For Mystery, the problem can be rectified through better social skills.
He teaches the men to approach women in the same way he used to solicit restaurant patrons as a budding magician in the United States. Just walking over to a table and asking the diners if they wanted to see a show wasn't particularly lucrative, he recalled. He needed to approach them with pizzazz and he needed to do it quickly.
He applied the theory to Montreal on a cool summer night and changed the focus to meeting women. He took the guys out of the cafe and divided them into groups.
Three younger men followed him down Prince Author St. past bustling terraces and a crowd gathering in front of a street flamenco dancer.
"Is he a rock star?" passer-by Nicholas Tritsch asked after spotting Mystery and his entourage.
Mystery's theory is this: since attractive women rarely hang out alone, the students will have to approach "sets," or groups.
He tells them to be friendly and not to "hit on" a woman or focus on her in a way that would make her uncomfortable.
What's difficult, the guys said, is finding the confidence to initiate the conversation.
"You find confidence from competence," Mystery responded.
Before heading into a bar, Mystery waited for one last student who was busy talking with a "three-set" of two girls and a guy. Eventually, Terrence, a cute blond athlete in his 20s, returned.

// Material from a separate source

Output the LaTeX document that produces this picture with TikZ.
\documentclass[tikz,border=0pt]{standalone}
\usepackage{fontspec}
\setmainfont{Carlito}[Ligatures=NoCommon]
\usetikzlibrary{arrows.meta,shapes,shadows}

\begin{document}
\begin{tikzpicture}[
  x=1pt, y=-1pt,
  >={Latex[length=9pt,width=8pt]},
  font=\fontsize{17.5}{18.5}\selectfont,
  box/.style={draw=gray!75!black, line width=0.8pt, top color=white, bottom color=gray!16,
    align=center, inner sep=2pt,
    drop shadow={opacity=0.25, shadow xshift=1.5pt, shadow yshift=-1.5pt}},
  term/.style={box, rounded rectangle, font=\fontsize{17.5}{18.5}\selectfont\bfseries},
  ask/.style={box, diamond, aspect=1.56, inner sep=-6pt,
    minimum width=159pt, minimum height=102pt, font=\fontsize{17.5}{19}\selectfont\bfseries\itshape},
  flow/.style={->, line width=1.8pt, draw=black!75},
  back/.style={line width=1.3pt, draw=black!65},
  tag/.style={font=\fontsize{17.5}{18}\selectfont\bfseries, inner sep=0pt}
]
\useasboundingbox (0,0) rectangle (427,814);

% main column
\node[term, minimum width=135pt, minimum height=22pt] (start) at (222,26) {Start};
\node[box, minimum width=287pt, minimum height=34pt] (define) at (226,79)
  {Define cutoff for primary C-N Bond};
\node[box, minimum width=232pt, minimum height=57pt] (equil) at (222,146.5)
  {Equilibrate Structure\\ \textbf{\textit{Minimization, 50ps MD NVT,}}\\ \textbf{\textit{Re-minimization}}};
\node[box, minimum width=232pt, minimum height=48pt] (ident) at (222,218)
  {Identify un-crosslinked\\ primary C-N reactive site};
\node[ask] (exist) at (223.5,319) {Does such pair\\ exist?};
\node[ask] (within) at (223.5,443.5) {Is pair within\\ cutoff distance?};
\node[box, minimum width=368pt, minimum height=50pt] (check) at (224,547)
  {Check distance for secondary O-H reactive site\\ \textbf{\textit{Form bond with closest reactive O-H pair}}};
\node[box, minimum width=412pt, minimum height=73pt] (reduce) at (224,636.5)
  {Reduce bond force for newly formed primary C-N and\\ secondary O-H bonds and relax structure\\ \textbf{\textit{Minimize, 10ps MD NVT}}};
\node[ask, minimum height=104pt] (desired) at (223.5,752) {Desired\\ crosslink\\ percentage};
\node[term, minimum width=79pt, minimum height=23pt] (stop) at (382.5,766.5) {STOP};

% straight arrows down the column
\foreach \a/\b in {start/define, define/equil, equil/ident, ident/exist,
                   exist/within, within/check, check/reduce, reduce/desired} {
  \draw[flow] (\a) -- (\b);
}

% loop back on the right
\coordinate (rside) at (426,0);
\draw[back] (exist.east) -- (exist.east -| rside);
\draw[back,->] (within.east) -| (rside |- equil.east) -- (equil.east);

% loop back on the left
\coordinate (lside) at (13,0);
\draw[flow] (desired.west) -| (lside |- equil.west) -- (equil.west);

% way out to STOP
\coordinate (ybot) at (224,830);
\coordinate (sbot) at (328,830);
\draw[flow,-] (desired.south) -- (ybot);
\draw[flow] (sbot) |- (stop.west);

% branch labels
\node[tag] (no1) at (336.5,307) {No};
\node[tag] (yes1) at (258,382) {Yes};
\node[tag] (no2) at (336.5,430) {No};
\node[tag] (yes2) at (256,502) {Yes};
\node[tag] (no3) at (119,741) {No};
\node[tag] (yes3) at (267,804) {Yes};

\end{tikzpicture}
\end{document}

"They loved me, but she's been with her boyfriend for four years," he said, shrugging in disappointment.
The entourage moved on.
Success is partly contingent on the venue, Mystery said.
To his chagrin, later in the night, the guys ended up at the jazz festival. Apart from the noise, which makes it difficult to chat, spectators walking form show to show are harder to approach than three girls seated at a cafe.

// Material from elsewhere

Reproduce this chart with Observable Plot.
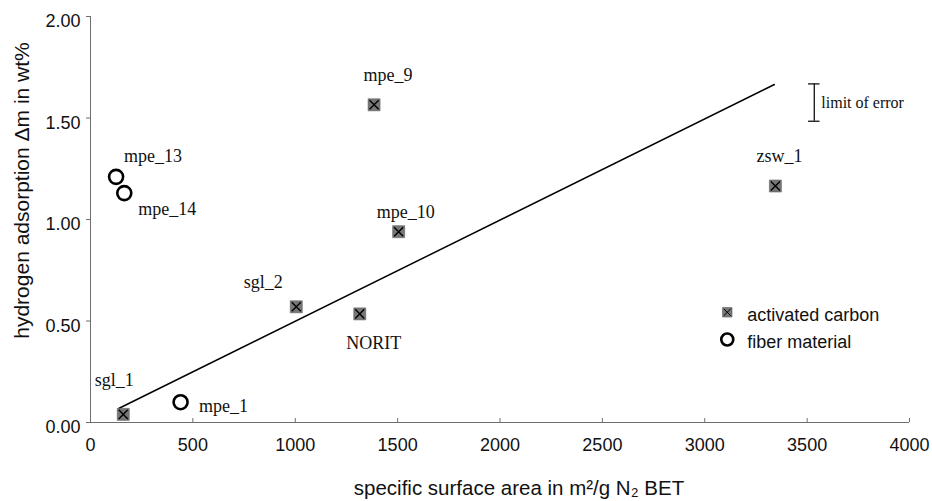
<!DOCTYPE html>
<html><head><meta charset="utf-8">
<script src="https://cdn.jsdelivr.net/npm/d3@7"></script>
<script src="https://cdn.jsdelivr.net/npm/@observablehq/plot@0.6"></script>
<style>body{margin:0;background:#fff}</style>
</head><body><div id="chart"></div>
<script>
// activated carbon samples
const carbonNames = ["sgl_1", "sgl_2", "NORIT", "mpe_9", "mpe_10", "zsw_1"];
const carbonArea  = [160, 1005, 1315, 1385, 1505, 3345];
const carbonH2    = [0.04, 0.57, 0.535, 1.565, 0.94, 1.165];
// fiber material samples
const fiberNames = ["mpe_1", "mpe_13", "mpe_14"];
const fiberArea  = [440, 125, 165];
const fiberH2    = [0.10, 1.21, 1.13];
// trend line end points
const fitArea = [140, 3340];
const fitH2   = [0.07, 1.665];
// limit of error bar
const errArea = [3535];
const errLow  = [1.484];
const errHigh = [1.668];
const errLabel = "limit of error";
// ticks
const xTicks = [0, 500, 1000, 1500, 2000, 2500, 3000, 3500, 4000];
const yTicks = [0, 0.5, 1.0, 1.5, 2.0];
const legendLabels = ["activated carbon", "fiber material"];
const xTitle = "specific surface area in m²/g N₂ BET";
const yTitle = "hydrogen adsorption Δm in wt%";

// layout (pixel offsets of labels relative to their points)
const labelOffset = {
  sgl_1: [-9, -28], sgl_2: [-33, -19], NORIT: [14, 35], mpe_9: [14, -24],
  mpe_10: [7, -14], zsw_1: [4, -24], mpe_1: [43, 10], mpe_13: [37, -15], mpe_14: [43, 22]
};
const legendPos = {x: 3110, y: [0.543, 0.409]};

const carbon = carbonNames.map((n, i) => ({name: n, x: carbonArea[i], y: carbonH2[i]}));
const fiber = fiberNames.map((n, i) => ({name: n, x: fiberArea[i], y: fiberH2[i]}));
const fit = fitArea.map((x, i) => ({x, y: fitH2[i]}));
const err = errArea.map((x, i) => ({x, y1: errLow[i], y2: errHigh[i]}));
const all = [...carbon, ...fiber];

const serif = "Liberation Serif, Times New Roman, serif";
const grey = "#6e6e6e";

const labelMarks = all.map(d => Plot.text([d], {
  x: "x", y: "y", text: "name", dx: labelOffset[d.name][0], dy: labelOffset[d.name][1],
  lineAnchor: "bottom", textAnchor: "middle", fontFamily: serif, fontSize: 18, fill: "#111"
}));

const chart = Plot.plot({
  width: 932, height: 501,
  marginLeft: 90, marginRight: 23, marginTop: 16, marginBottom: 79,
  style: {fontFamily: "Liberation Sans, Arial, sans-serif", fontSize: "18px", background: "#fff", color: "#111"},
  x: {domain: [0, 4000]},
  y: {domain: [0, 2]},
  marks: [
    Plot.ruleX([0], {stroke: grey}),
    Plot.ruleY([0], {stroke: grey}),
    Plot.ruleX(xTicks, {x: d => d, y1: 0, y2: 0.02, stroke: grey}),
    Plot.axisX(xTicks, {tickSize: 0, tickPadding: 16, tickFormat: d3.format("d"), label: null, fontSize: 18, fill: "#111"}),
    Plot.axisY(yTicks, {tickSize: 4, tickFormat: () => null, label: null, stroke: grey}),
    Plot.axisY(yTicks, {tickSize: 0, tickPadding: 10, dy: 5, tickFormat: d3.format(".2f"), label: null, fontSize: 18, fill: "#111"}),
    Plot.text([yTitle], {frameAnchor: "left", text: d => d, rotate: -90, dx: -68, dy: -29, textAnchor: "middle", lineAnchor: "middle", fontSize: 21, fill: "#111"}),
    Plot.text([xTitle], {frameAnchor: "bottom", text: d => d, dx: 19, dy: 72, textAnchor: "middle", lineAnchor: "bottom", fontSize: 20.5, fill: "#111"}),
    Plot.line(fit, {x: "x", y: "y", stroke: "#000", strokeWidth: 1.5}),
    Plot.ruleX(err, {x: "x", y1: "y1", y2: "y2", stroke: "#111", strokeWidth: 1.3}),
    Plot.ruleY(err, {y: "y1", x1: d => d.x - 28, x2: d => d.x + 28, stroke: "#111", strokeWidth: 1.3}),
    Plot.ruleY(err, {y: "y2", x1: d => d.x - 28, x2: d => d.x + 28, stroke: "#111", strokeWidth: 1.3}),
    Plot.text(err, {x: "x", y: d => (d.y1 + d.y2) / 2, text: () => errLabel, dx: 7, dy: 5, textAnchor: "start", lineAnchor: "bottom", fontFamily: serif, fontSize: 16, fill: "#111"}),
    Plot.dot(carbon, {x: "x", y: "y", symbol: "square", r: 6.8, fill: "#777", stroke: "#555", strokeWidth: 0.5}),
    Plot.dot(carbon, {x: "x", y: "y", symbol: "times", r: 4.2, stroke: "#000", strokeWidth: 1.4}),
    Plot.dot(fiber, {x: "x", y: "y", symbol: "circle", r: 7, fill: "#fff", stroke: "#000", strokeWidth: 2.6}),
    ...labelMarks,
    // legend
    Plot.dot([legendLabels[0]], {x: () => legendPos.x, y: () => legendPos.y[0], symbol: "square", r: 5.4, fill: "#777", stroke: "#555", strokeWidth: 0.5}),
    Plot.dot([legendLabels[0]], {x: () => legendPos.x, y: () => legendPos.y[0], symbol: "times", r: 3.2, stroke: "#000", strokeWidth: 1}),
    Plot.dot([legendLabels[1]], {x: () => legendPos.x, y: () => legendPos.y[1], symbol: "circle", r: 6, fill: "#fff", stroke: "#000", strokeWidth: 2.6}),
    Plot.text(legendLabels, {x: () => legendPos.x, y: (d, i) => legendPos.y[i], text: d => d, dx: 20, dy: 3, textAnchor: "start", fontSize: 18, fill: "#111"})
  ]
});
document.getElementById("chart").append(chart);
</script>
</body></html>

Besides, Mystery prefers the fashionable women who hang out on the Main.
"Look around, is there anyone worthy of me?" he asked.
Such cocky remarks reflect a contradiction in the community: however sympathetic the motive for joining a lair, or studying "seduction," many guys aren't sympathetic in the way they judge women.

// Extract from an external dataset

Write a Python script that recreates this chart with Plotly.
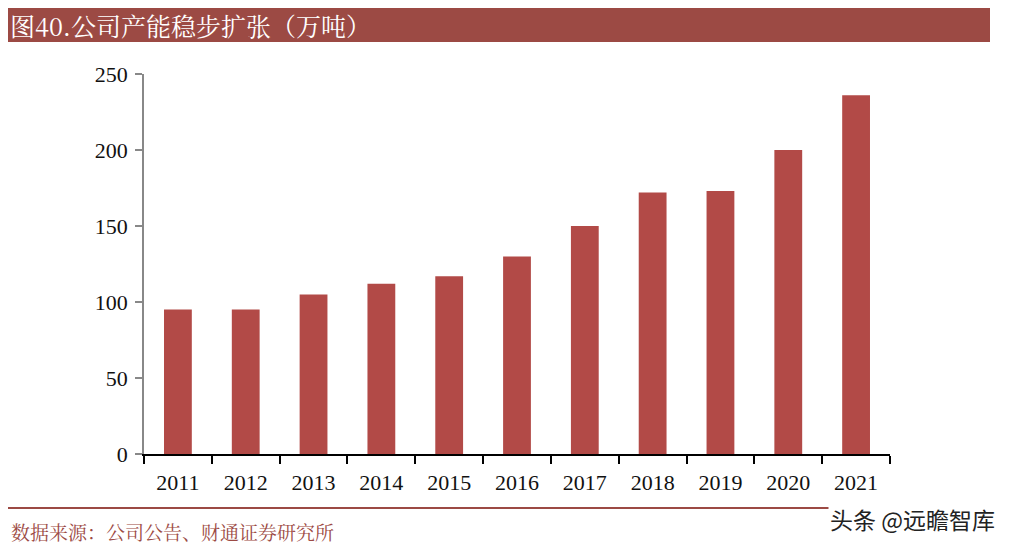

Although Mystery stresses the importance of a good personality — he said, "All the girlfriends in my life have been my best friends" — he always approaches the best-looking women.
Many of the guys felt Mystery's greatest moment was on Saturday night, when he chatted up two stunning women who had initially ignored him.
After joining the lair, Jack's luck with women improved and he vowed to use his skills to date many of them. It was a way, he said, of making up for lost time.
Then he met a special one and realized that the others weren't so important after all. Eventually, the two broke up and Jack was heartbroken.
Indeed, even the most experienced lotharios can — and do — get hurt, Mystery said.
He calls the act of approaching women "a game" to dehumanize it, so the inexperienced men won't be devastated by rejection.
Even the experienced ones like Mystery have bad days where the approach doesn't work. And the challenge doesn't end after Mystery meets a woman he likes.
When he approached the two beautiful women on the Saturday, Mystery said his initial goal merely to "impress the guys."
But he ended up taking one woman's phone number and called her the next day, because he said he really liked her. Only problem: she works in Montreal, while Mystery has to fly off to give another workshop in London.
He said it's the only regret from his weekend here.
"Any woman I'm interested in having sex with, I'm interested in getting to know well," he said.
"The real reason we do this is so we can start a relationship."